High school and middle school principal Jackie Hanson wants to alert parents about a disturbing new trend around the country in social media in which students are encouraging each other to engage in self-destructive acts.

Hanson sent a memo to parents on Nov. 10 about how some users of TikTok, a video-sharing social media platform which in the past has been at the center of controversy, are instructing their viewers to encourage suicide.

“As of lately, the forum is encouraging viewers to use phrases such as, ‘Go kill yourself.’ or ‘Go kill yourself, it will be better for everyone,’” Hanson said in the memo, adding that these phrases have “trickled into the language of youth,” and there have been instances where school staff members have overheard students use these exact phrases toward one another.

“As with any social media forum,” she continued in the memo, “monitoring use is often recommended in an effort to create positive experiences and reduce risks online.”

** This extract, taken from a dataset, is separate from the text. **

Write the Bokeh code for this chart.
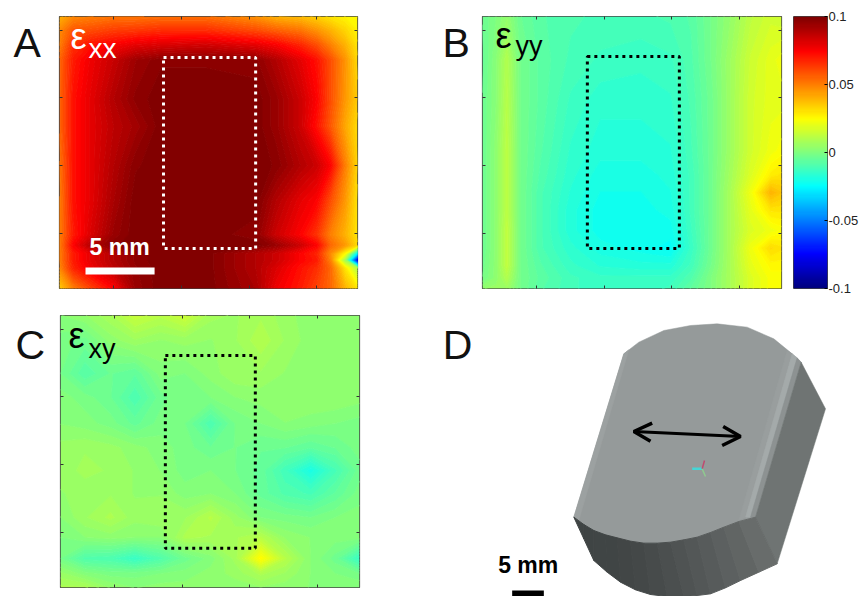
import numpy as np
from bokeh.embed import file_html
from bokeh.resources import INLINE
from bokeh.plotting import figure
from bokeh.layouts import column, row
from bokeh.models import Range1d, FixedTicker, LinearAxis, Label, LinearColorMapper

# ---- strain maps (values are strain x 1000) ----
exx_x = [1.0, 2.0, 3.3, 5.0, 6.6, 8.5, 11.8, 15.5, 17.0, 18.8, 20.0, 21.0, 22.1, 23.0]
exx_y = [4.0, 5.0, 6.1, 7.2, 10.1, 12.1, 15.0, 17.6, 20.1, 20.9, 21.5, 22.0, 22.6, 24.1]
exx = [
    [40, 48, 50, 52, 52, 53, 53, 46, 40, 38, 34, 30, 27, 25],
    [48, 58, 60, 63, 64, 66, 66, 60, 56, 52, 46, 40, 33, 27],
    [50, 66, 72, 76, 80, 82, 84, 80, 76, 68, 60, 50, 40, 30],
    [55, 70, 78, 86, 94, 98, 98, 97, 90, 80, 72, 60, 46, 32],
    [55, 72, 80, 90, 97, 100, 100, 100, 95, 85, 75, 60, 45, 35],
    [55, 72, 80, 88, 93, 100, 100, 100, 95, 85, 72, 58, 42, 32],
    [52, 72, 80, 90, 98, 100, 100, 100, 98, 90, 85, 75, 50, 33],
    [50, 72, 80, 92, 100, 100, 100, 100, 90, 80, 75, 60, 45, 30],
    [50, 70, 82, 95, 100, 100, 100, 97, 85, 75, 65, 50, 40, 30],
    [50, 75, 90, 98, 100, 100, 100, 100, 95, 85, 75, 55, 45, 32],
    [50, 70, 80, 90, 97, 100, 100, 90, 85, 75, 68, 48, 25, -30],
    [50, 70, 80, 90, 97, 100, 100, 90, 85, 75, 70, 50, 5, -85],
    [48, 68, 78, 88, 96, 100, 100, 90, 82, 72, 66, 55, 30, 10],
    [35, 50, 62, 75, 95, 100, 100, 92, 78, 70, 62, 55, 40, 30],
]

eyy_x = [1.0, 2.0, 2.8, 3.8, 5.3, 7.5, 9.7, 12.7, 14.9, 16.4, 17.9, 19.3, 20.8, 22.3, 23.1]
eyy_y = [4.0, 7.2, 10.2, 13.9, 15.7, 17.0, 18.3, 19.8, 21.1, 22.4, 23.3, 24.1]
eyy = [
    [-4, 0, 4, -4, -8, -10, -11, -11, -10, -8, -2, 4, 12, 16, 15],
    [-5, 2, 10, -2, -7, -11, -13, -14, -13, -9, -2, 6, 15, 20, 22],
    [-4, 2, 11, -2, -7, -13, -16, -16, -15, -10, -3, 6, 16, 20, 20],
    [-4, 3, 12, -2, -8, -15, -18, -18, -17, -11, -3, 6, 16, 22, 24],
    [-4, 3, 12, -2, -9, -16, -20, -20, -18, -12, -3, 7, 18, 28, 30],
    [-4, 3, 12, -2, -10, -17, -21, -21, -19, -12, -3, 8, 22, 40, 36],
    [-4, 3, 12, -2, -10, -18, -22, -22, -20, -12, -3, 8, 20, 30, 30],
    [-4, 3, 13, -2, -10, -18, -22, -23, -22, -13, -3, 8, 18, 22, 24],
    [-4, 3, 13, -2, -10, -16, -20, -22, -24, -14, -3, 8, 22, 32, 30],
    [-3, 3, 13, -2, -8, -14, -17, -18, -18, -12, -2, 8, 20, 26, 26],
    [-2, 3, 10, -2, -7, -12, -14, -14, -14, -9, 0, 8, 18, 24, 24],
    [4, 5, 6, -2, -8, -12, -14, -14, -12, -6, 0, 8, 18, 24, 24],
]

exy_x = [1.0, 2.8, 4.7, 6.5, 8.4, 10.2, 12.1, 13.9, 15.8, 17.6, 19.5, 21.3, 23.1]
exy_y = [4.0, 5.85, 8.28, 10.06, 11.98, 13.75, 15.45, 17.15, 18.92, 20.4, 21.95, 23.05, 24.09]
exy = [
    [2, 4, 8, 14, 11, 15, 7, 6, 8, 5, 3, 3, 3],
    [-1, -3, 3, 6, 4, 5, 4, 6, 10, 6, 3, 3, 3],
    [-2, -8, -4, -6, 1, 0, 3, 6, 6, 4, 3, 3, 3],
    [1, -1, -4, -10, -3, 0, 0, 2, 3, 4, 4, 4, 3],
    [2, 1, -1, -5, -1, -2, -10, -2, 0, 2, 1, 0, -1],
    [5, 6, 5, 3, 1, -1, -4, -2, -4, -4, -6, -4, -1],
    [5, 7, 6, 4, 2, -1, 0, -2, -5, -12, -20, -11, -3],
    [4, 5, 6, 4, 4, 1, 2, 0, -5, -9, -11, -6, -1],
    [2, 6, 9, 5, 6, 6, 11, 5, 0, -1, -2, 0, 1],
    [0, 2, 3, 2, 2, 9, 8, 8, 11, 4, 2, 1, 1],
    [-2, -9, -10, -14, -9, -3, 1, 7, 26, 11, 2, -3, -14],
    [5, 1, -1, -1, 0, 1, 3, 5, 9, 6, 2, 0, -2],
    [9, 9, 4, 2, 3, 3, 3, 3, 4, 3, 2, 2, 2],
]

map_ticks = [5, 10, 15, 20]
blank_labels = {5: "", 10: "", 15: "", 20: ""}
cbar_ticks = [-0.1, -0.05, 0, 0.05, 0.1]
cbar_labels = {-0.1: "-0.1", -0.05: "-0.05", 0: "0", 0.05: "0.05", 0.1: "0.1"}
gauge_a = (8.68, 15.48, 7.03, 21.13)
gauge_b = (8.75, 15.55, 6.95, 21.13)
gauge_c = (8.75, 15.40, 6.95, 21.20)
scale_a = ([2.92, 8.02], [22.8, 22.8])

# ---- part drawing of panel D, in its own drawing units ----
top_x = [430, 580, 625, 700, 780, 860, 950, 1030, 1085, 1112, 975, 925, 880, 840, 800, 760, 720, 680, 640, 600, 560, 525, 490, 460]
top_y = [650, 160, 125, 90, 75, 70, 80, 115, 160, 185, 650, 663, 680, 696, 710, 718, 725, 728, 728, 722, 712, 703, 690, 672]
side_x = [1112, 1185, 1040, 975]
side_y = [185, 325, 790, 650]
upper_x = [430, 460, 490, 525, 560, 600, 640, 680, 720, 760, 800, 840, 880, 925, 975]
upper_y = [650, 672, 690, 703, 712, 722, 728, 728, 725, 718, 710, 696, 680, 663, 650]
lower_x = [430, 460, 490, 530, 570, 615, 660, 710, 760, 800, 840, 885, 930, 985, 1040]
lower_y = [650, 715, 780, 815, 845, 868, 882, 888, 888, 885, 880, 862, 840, 815, 790]
lower_cols = ["#3f4444", "#3f4444", "#404545", "#404545", "#424646", "#444848", "#474b4b",
              "#4b4f4f", "#4f5353", "#535757", "#575b5b", "#5c6060", "#616564", "#686c6b"]
bevels = [
    ([1070, 1085, 945, 925], [150, 160, 650, 660], "#999e9e"),
    ([1085, 1100, 960, 945], [160, 172, 650, 650], "#a4aaaa"),
    ([1100, 1112, 975, 960], [172, 185, 650, 650], "#8d9292"),
    ([580, 595, 445, 430], [160, 148, 660, 650], "#9ca1a1"),
]


def jet(t):
    r = np.clip(1.5 - abs(4 * t - 3), 0, 1)
    g = np.clip(1.5 - abs(4 * t - 2), 0, 1)
    b = np.clip(1.5 - abs(4 * t - 1), 0, 1)
    return "#%02x%02x%02x" % (int(r * 255), int(g * 255), int(b * 255))


levels = list(np.linspace(-100.5, 100.5, 97))
fills = [jet(((levels[i] + levels[i + 1]) / 2 + 100) / 200) for i in range(96)]
edges = [jet(min(max((v + 100) / 200, 0), 1)) for v in levels]
PXMM = 13.54
FONT = "Liberation Sans"
RISE = 0.4  # the page draws a Label this fraction of its size below the anchor


def panel(xs, ys, zs, x_end, left, right, top, bottom, wid, hei, gauge, gauge_col):
    p = figure(width=wid, height=hei, output_backend="svg", toolbar_location=None,
               x_range=Range1d(1, x_end), y_range=Range1d(24.09, 4),
               min_border_left=left, min_border_right=right,
               min_border_top=top, min_border_bottom=bottom,
               background_fill_color=None, border_fill_color=None,
               outline_line_color="#444444", outline_line_width=1.2)
    p.grid.visible = False
    p.add_layout(LinearAxis(), "above")
    p.add_layout(LinearAxis(), "right")
    for ax in p.axis:
        ax.ticker = FixedTicker(ticks=map_ticks)
        ax.major_label_overrides = blank_labels
        ax.major_tick_in = 3
        ax.major_tick_out = 0
        ax.minor_tick_line_color = None
        ax.axis_line_color = None
        ax.major_tick_line_color = "#333333"
        ax.major_label_text_font_size = "1px"
        ax.major_label_standoff = 0
    p.contour(xs, ys, np.array(zs, dtype=float), levels,
              fill_color=fills, line_color=edges, line_width=1.2)
    p.quad(left=gauge[0], right=gauge[1], top=gauge[2], bottom=gauge[3],
           fill_color=None, line_color=gauge_col, line_width=3, line_dash="3 4")
    return p


def put(p, fl, ft, px, py, txt, size, col="black", style="normal"):
    p.add_layout(Label(x=1 + (px - fl) / PXMM, y=4 + (py - RISE * size - ft) / PXMM, text=txt,
                       text_font=FONT, text_font_size=f"{size}px", text_color=col,
                       text_font_style=style, text_baseline="alphabetic", text_align="left"))


def letter(txt, wid, hei, top, bottom, x, y):
    s = figure(width=wid, height=hei, output_backend="svg", toolbar_location=None,
               x_range=Range1d(0, wid), y_range=Range1d(hei - bottom, top),
               min_border_left=0, min_border_right=0, min_border_top=top, min_border_bottom=bottom,
               background_fill_color=None, border_fill_color=None, outline_line_color=None,
               x_axis_location=None, y_axis_location=None)
    s.grid.visible = False
    s.add_layout(Label(x=x, y=y - RISE * 41, text=txt, text_font=FONT, text_font_size="41px",
                       text_color="#111111", text_baseline="alphabetic"))
    return s


la = letter("A", 51, 300, 16, 12, 13, 59)
a = panel(exx_x, exx_y, exx, 23.0, 8, 73, 16, 12, 379, 300, gauge_a, "white")
put(a, 59, 16, 70, 50, "ε", 36, "white")
put(a, 59, 16, 88, 59, "xx", 28, "white")
a.line(scale_a[0], scale_a[1], line_color="white", line_width=7)
put(a, 59, 16, 89, 256, "5 mm", 23, "white", "bold")

lb = letter("B", 48, 300, 16, 12, 12, 59)
b = panel(eyy_x, eyy_y, eyy, 23.1, 4, 7, 16, 12, 310, 300, gauge_b, "black")
put(b, 482, 16, 495, 49, "ε", 36)
put(b, 482, 16, 515, 56, "yy", 27)

cb = figure(width=75, height=300, output_backend="svg", toolbar_location=None,
            x_range=Range1d(0, 1), y_range=Range1d(-0.1, 0.1),
            min_border_left=5, min_border_right=36, min_border_top=16, min_border_bottom=12,
            background_fill_color=None, border_fill_color=None,
            x_axis_location=None, y_axis_location="right",
            outline_line_color="#444444", outline_line_width=1)
cb.grid.visible = False
bar_vals = np.linspace(-0.1, 0.1, 128).reshape(-1, 1)
cb.image(image=[bar_vals], x=0, y=-0.1, dw=1, dh=0.2,
         color_mapper=LinearColorMapper(palette=[jet(t) for t in np.linspace(0, 1, 128)], low=-0.1, high=0.1))
yax = cb.yaxis[0]
yax.ticker = FixedTicker(ticks=cbar_ticks)
yax.major_label_overrides = cbar_labels
yax.major_tick_in = 3
yax.major_tick_out = 0
yax.minor_tick_line_color = None
yax.axis_line_color = None
yax.major_label_standoff = 1
yax.major_label_text_font = FONT
yax.major_label_text_font_size = "13px"
yax.major_label_text_color = "#222222"

lc = letter("C", 52, 296, 15, 9, 15, 61)
c = panel(exy_x, exy_y, exy, 23.1, 8, 71, 15, 9, 378, 296, gauge_c, "black")
put(c, 60, 315, 68, 349, "ε", 36)
put(c, 60, 315, 88, 359, "xy", 27)

d = figure(width=433, height=296, output_backend="svg", toolbar_location=None,
           x_range=Range1d(0, 1299), y_range=Range1d(888, 0),
           min_border=0, background_fill_color=None, border_fill_color=None,
           outline_line_color=None, x_axis_location=None, y_axis_location=None)
d.grid.visible = False
d.patch(top_x, top_y, fill_color="#959a9a", line_color="#959a9a", line_width=0.5)
for bx, by, bc in bevels:
    d.patch(bx, by, fill_color=bc, line_color=bc, line_width=0.5)
d.patch(side_x, side_y, fill_color="#6f7473", line_color="#6f7473", line_width=0.5)
for i in range(len(upper_x) - 1):
    d.patch([upper_x[i], upper_x[i + 1], lower_x[i + 1], lower_x[i]],
            [upper_y[i], upper_y[i + 1], lower_y[i + 1], lower_y[i]],
            fill_color=lower_cols[i], line_color=lower_cols[i], line_width=1)
d.line([610, 930], [393, 408], line_color="black", line_width=3)
d.line([665, 610, 660], [368, 393, 422], line_color="black", line_width=3.5)
d.line([878, 930, 875], [378, 408, 435], line_color="black", line_width=3.5)
d.line([815, 785], [505, 505], line_color="#45d6d6", line_width=2.5)
d.line([815, 822], [505, 480], line_color="#c04a70", line_width=1.5)
d.line([815, 825], [505, 528], line_color="#8fc98f", line_width=1.5)
d.quad(left=245, right=340, top=870, bottom=888, fill_color="black", line_color=None)
d.add_layout(Label(x=37, y=183 - 3 * RISE * 41, text="D", text_font=FONT, text_font_size="41px",
                   text_color="#111111", text_baseline="alphabetic"))
d.add_layout(Label(x=203, y=822 - 3 * RISE * 23, text="5 mm", text_font=FONT, text_font_size="23px",
                   text_font_style="bold", text_color="black", text_baseline="alphabetic"))

page = column(row(la, a, lb, b, cb, spacing=0),
              row(row(lc, c, spacing=0), column(d, spacing=0), spacing=0), spacing=0)
open("out.html", "w").write(file_html(page, INLINE))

Hanson said she didn’t know if this trend is limited only to that one social media forum. “The phrases that had entered our learning environment were directly connected to TikTok,” she said in an interview on Nov. 22, “and so that’s why I was just focusing on TikTok.”

After hearing these phrases from students, she and her staff have used them for “a teachable moment” to talk with students. “Those comments are not appropriate in any setting,” she said. “They’re not kind, they’re not necessary.”

In writing the memo, Hanson was trying to provide an alert and forge a partnership with parents, educating them of the potential risk and to request that they have conversations with their children.

“I never want to infringe on the rights of a parent and tell people this is how you should parent,” she said. “But I want to open that door of communication because a lot of times kids are often left to their own account on a device.”

While both schools have policies in place as well as regular classroom interactions that prevent students from using smartphones at will during school hours, there are plenty of opportunities outside of those times to interact with social media, Hanson said. “Their device use is happening, probably, after school, at home in the evenings, on the weekends.”

While she and her staff will continue to educate students as needed, repeated offenses could result in disciplinary actions and consequences.

It’s important that school staff and parents come together to help students understand the dangers of parroting some of these social media trends, the principal said. “It’s part of like, digital citizenship, and I don’t think kids quite understand the consequences of their actions.”

Reaching out to parents seems to have proven effective. “I haven’t heard those comments (from students) since my memo. My staff hasn’t reported those comments since the memo,” she said. “And so, I’m hoping it helped.”